The weather has been strange and the berries are small, hard to find, and exceptionally sweet – expensively delicious.
My hands guide the colander full of berries through the water and they wield the knife to remove the tops in a smooth gliding motion. There is no arthritis to mar the shape of the joints, they are not swollen, short and unwieldy – they are my hands moving in a rhythm all their own – precision instruments of care.
I feel the seeds and anticipate the juice and know the overripe or bad spot without hesitation or conscious thought. I sit down, I stand, I love my comfortable CROCS and I think about the woman who have gone before me and prepared for the year ahead.

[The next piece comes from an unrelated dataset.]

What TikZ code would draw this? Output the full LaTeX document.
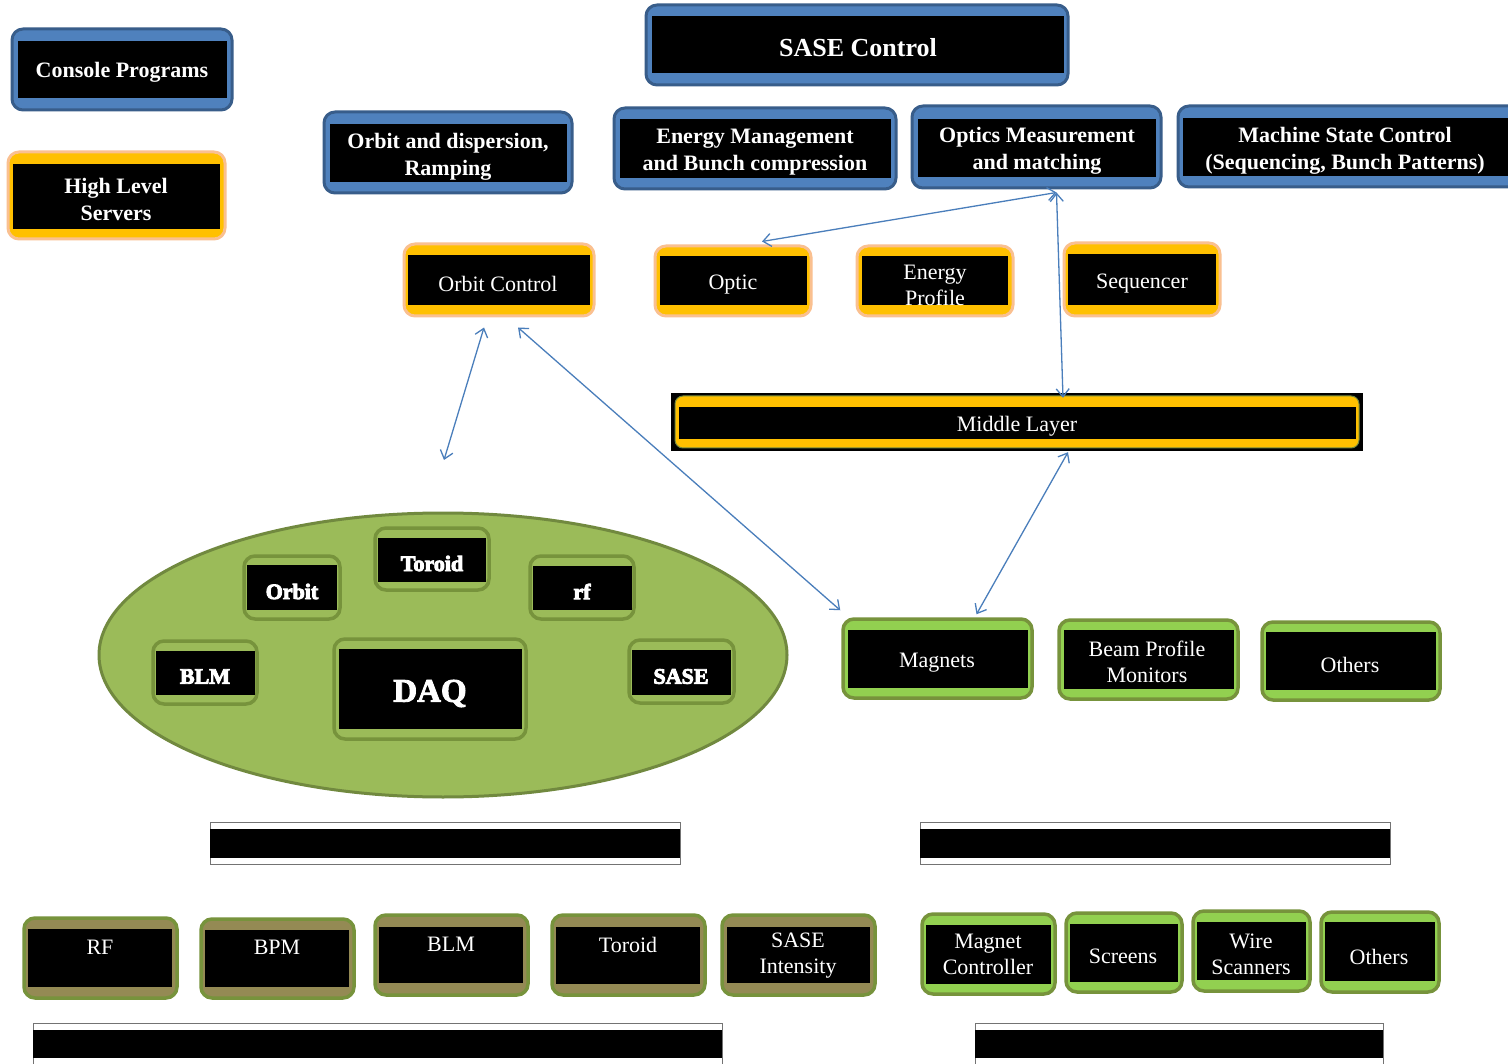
\documentclass[tikz,border=0pt]{standalone}
\usepackage{fontspec}
\setmainfont{Liberation Serif}
\usetikzlibrary{arrows.meta,fit}

\definecolor{ofblue}{HTML}{4F81BD}
\definecolor{ofblueline}{HTML}{385D8A}
\definecolor{amber}{HTML}{FFC000}
\definecolor{peach}{HTML}{FAC090}
\definecolor{olive}{HTML}{9BBB59}
\definecolor{oliveline}{HTML}{71893F}
\definecolor{grassline}{HTML}{77933C}
\definecolor{lime}{HTML}{92D050}
\definecolor{khaki}{HTML}{948A54}
\definecolor{linkblue}{HTML}{4A7EBB}

% heavier letters: fill and stroke the glyphs
\newcommand\heavy[1]{\special{pdf:literal direct 1 1 1 RG 2 Tr 0.9 w}#1\special{pdf:literal direct 0 Tr}}

\tikzset{
  frame/.style={rounded corners=11pt, inner sep=0pt, line width=3pt},
  bluebox/.style={frame, fill=ofblue, draw=ofblueline},
  ambox/.style={frame, fill=amber, draw=peach},
  dzbox/.style={frame, fill=olive, draw=grassline, line width=3.5pt},
  limebox/.style={frame, fill=lime, draw=grassline, line width=3.5pt},
  khbox/.style={frame, fill=khaki, draw=grassline, line width=3.5pt},
  txt/.style={text=white, align=center, inner sep=0pt, yshift=-2.5pt, font=\fontsize{22}{26}\selectfont},
  btxt/.style={txt, font=\fontsize{22}{27}\selectfont\bfseries},
  bigtxt/.style={txt, font=\fontsize{26}{30}\selectfont\bfseries},
  hugetxt/.style={txt, font=\fontsize{33}{38}\selectfont\bfseries},
  link/.style={draw=linkblue, line width=1.3pt, <->, >={Straight Barb[length=8pt,width=13pt]}},
  busbar/.style={draw=black!55, line width=1pt, fill=white},
}

% #1 name, #2 frame style, #3 outer corners, #4 inner black panel,
% #5 text position, #6 text, #7 text style
\newcommand\panel[7]{%
  \node[#2, fit={#3}] (#1) {};
  \fill[black] #4;
  \node[#7] at #5 {#6};
}

\begin{document}
\begin{tikzpicture}[x=1pt, y=-1pt]
\fill[white] (0,0) rectangle (1508,1064);
\useasboundingbox (0,0) rectangle (1508,1064);

% upper application layer
\panel{console}{bluebox}{(12,29) (232,110)}{(18,41) rectangle (227,98)}{(122,70)}{Console Programs}{btxt}
\panel{hls}{ambox}{(8,152) (225,239)}{(13,164) rectangle (220,229)}{(116,197)}{High Level\\Servers}{btxt}
\panel{sase}{bluebox}{(646,5) (1068,85)}{(652,16) rectangle (1064,73)}{(858,45)}{SASE Control}{bigtxt}
\panel{orbdisp}{bluebox}{(324,112) (572,193)}{(330,124) rectangle (567,182)}{(448,154)}{Orbit and dispersion,\\Ramping}{btxt}
\panel{energy}{bluebox}{(614,108) (896,189)}{(620,119) rectangle (891,178)}{(755,150)}{Energy Management\\and Bunch compression}{btxt}
\panel{optics}{bluebox}{(912,106) (1161,188)}{(918,119) rectangle (1156,177)}{(1037,148)}{Optics Measurement\\and matching}{btxt}
\panel{machine}{bluebox}{(1178,106) (1520,187)}{(1183,118) rectangle (1512,176)}{(1345,148)}{Machine State Control\\(Sequencing, Bunch Patterns)}{btxt}

% high level servers
\panel{orbc}{ambox}{(404,244) (594,316)}{(408,255) rectangle (590,305)}{(498,281)}{Orbit Control}{txt}
\panel{optic}{ambox}{(655,246) (811,316)}{(660,256) rectangle (807,305)}{(733,282)}{Optic}{txt}
\panel{eprof}{ambox}{(857,246) (1013,316)}{(862,256) rectangle (1008,305)}{(935,283)}{Energy\\Profile}{txt}
\panel{seq}{ambox}{(1064,243) (1220,316)}{(1068,254) rectangle (1216,305)}{(1142,281)}{Sequencer}{txt}

% middle layer
\node[fill=black, inner sep=0pt, fit={(671,393) (1363,451)}] (mid) {};
\draw[fill=amber, draw=oliveline, line width=1pt, rounded corners=8pt] (675,396) rectangle (1359,448);
\fill[black] (679,407) rectangle (1356,439);
\node[txt] at (1017,424) {Middle Layer};

% DAQ domain
\draw[fill=olive, draw=oliveline, line width=3pt] (443,655) ellipse [x radius=344, y radius=142];
\panel{orbit}{dzbox}{(244,556) (340,619)}{(247,565) rectangle (337,610)}{(292,589)}{\heavy{Orbit}}{btxt}
\panel{toroid}{dzbox}{(375,528) (489,590)}{(378,538) rectangle (486,582)}{(432,561)}{\heavy{Toroid}}{btxt}
\panel{rf}{dzbox}{(530,556) (634,619)}{(533,566) rectangle (632,610)}{(582,589)}{\heavy{rf}}{btxt}
\panel{blm}{dzbox}{(153,641) (257,704)}{(156,651) rectangle (255,695)}{(205,674)}{\heavy{BLM}}{btxt}
\panel{daq}{dzbox}{(334,639) (526,739)}{(339,649) rectangle (522,729)}{(430,691)}{\heavy{DAQ}}{hugetxt}
\panel{sasein}{dzbox}{(629,640) (734,703)}{(632,650) rectangle (731,695)}{(681,674)}{\heavy{SASE}}{btxt}

% middle layer devices
\panel{mag}{limebox}{(843,619) (1032,698)}{(848,630) rectangle (1028,688)}{(937,660)}{Magnets}{txt}
\panel{bpm}{limebox}{(1059,620) (1238,699)}{(1064,630) rectangle (1234,689)}{(1147,659)}{Beam Profile\\Monitors}{txt}
\panel{oth}{limebox}{(1262,622) (1440,700)}{(1266,632) rectangle (1436,690)}{(1350,662)}{Others}{txt}

% interface bars
\draw[busbar] (210,822) rectangle (680,864);
\fill[black] (210,829) rectangle (680,858);
\draw[busbar] (920,822) rectangle (1390,864);
\fill[black] (920,829) rectangle (1390,858);

% front-end systems
\panel{brf}{khbox}{(24,918) (177,998)}{(28,929) rectangle (172,987)}{(100,945)}{RF}{txt}
\panel{bbpm}{khbox}{(201,919) (354,998)}{(205,930) rectangle (349,987)}{(277,945)}{BPM}{txt}
\panel{bblm}{khbox}{(375,915) (528,995)}{(379,927) rectangle (523,983)}{(451,942)}{BLM}{txt}
\panel{btor}{khbox}{(552,915) (705,995)}{(556,927) rectangle (700,984)}{(628,942)}{Toroid}{txt}
\panel{bsase}{khbox}{(722,915) (875,995)}{(727,927) rectangle (870,983)}{(798,953)}{SASE\\Intensity}{txt}

\panel{bmc}{limebox}{(922,914) (1055,994)}{(926,925) rectangle (1051,984)}{(988,952)}{Magnet\\Controller}{txt}
\panel{bscr}{limebox}{(1066,913) (1182,992)}{(1070,924) rectangle (1178,982)}{(1123,954)}{Screens}{txt}
\panel{bwire}{limebox}{(1193,911) (1310,991)}{(1197,922) rectangle (1306,980)}{(1251,952)}{Wire\\Scanners}{txt}
\panel{both}{limebox}{(1321,912) (1439,992)}{(1325,922) rectangle (1435,981)}{(1379,954)}{Others}{txt}

% lower interface bars
\draw[busbar] (33,1023) rectangle (722,1075);
\fill[black] (33,1030) rectangle (722,1058);
\draw[busbar] (975,1023) rectangle (1383,1075);
\fill[black] (975,1030) rectangle (1383,1058);

% connections
\coordinate (daqend) at (444,460);
\draw[link] ([xshift=20pt,yshift=-3pt]optics.south) -- ([xshift=29pt,yshift=3pt]optic.north);
\draw[link] ([xshift=20pt,yshift=-3pt]optics.south) -- ([xshift=46pt,yshift=-5pt]mid.north);
\draw[link] ([xshift=-15pt,yshift=-10pt]orbc.south) -- (daqend);
\draw[link] ([xshift=19pt,yshift=-10pt]orbc.south) -- ([xshift=-1pt,yshift=7pt]mag.north west);
\draw[link] ([xshift=51pt,yshift=-1pt]mid.south) -- ([xshift=39pt,yshift=3pt]mag.north);
\end{tikzpicture}
\end{document}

I do not grow my own strawberries, our urban, downtown farm spot does not have enough room for organic slug control and my small traps of beer do not catch enough of the hungry consumers. The ground cover I use is a tiny, tiny strawberry plant that the birds just love to enjoy and I love the massive white blooms in the middle of spring. I pay for someone else to bend and pick the berries for me.
I do have 15 blueberry bushes which are a part of the hedge system in our yard. They are loaded with fruit and I must stake up a couple as they are bent nearly to the ground in abundance. I notice that the Winter Squash and pumpkins all have blooms and a couple of free starts from the compost have set uniquely shaped orbs – I wonder how they will taste.
The apple trees have dropped some leaves and self pruned the non-viable apples, and it is notable that the trees do not carry as much fruit as in other years. The woodpeckers ate too many of the Mason Bees?
Early season or late – I can not speculate but am hoping for late so that I can make sauce, dried, and juice for the days to come, and not be away on my walking tour.
Who would have thought that these hands would be a part of such abundance and beauty? Who would have known that these hands would be taking care of me and mine? Who would have known that these hands would assist me in sharing so many words and ideas?
They are my hands now lifting the berry coins off the dehydrator trays and putting each into their containers for a mouth watering surprise. Hands that know the rhythm and motion by heart.
What do your hands know by heart? How do you care for your hands? Are you remembering?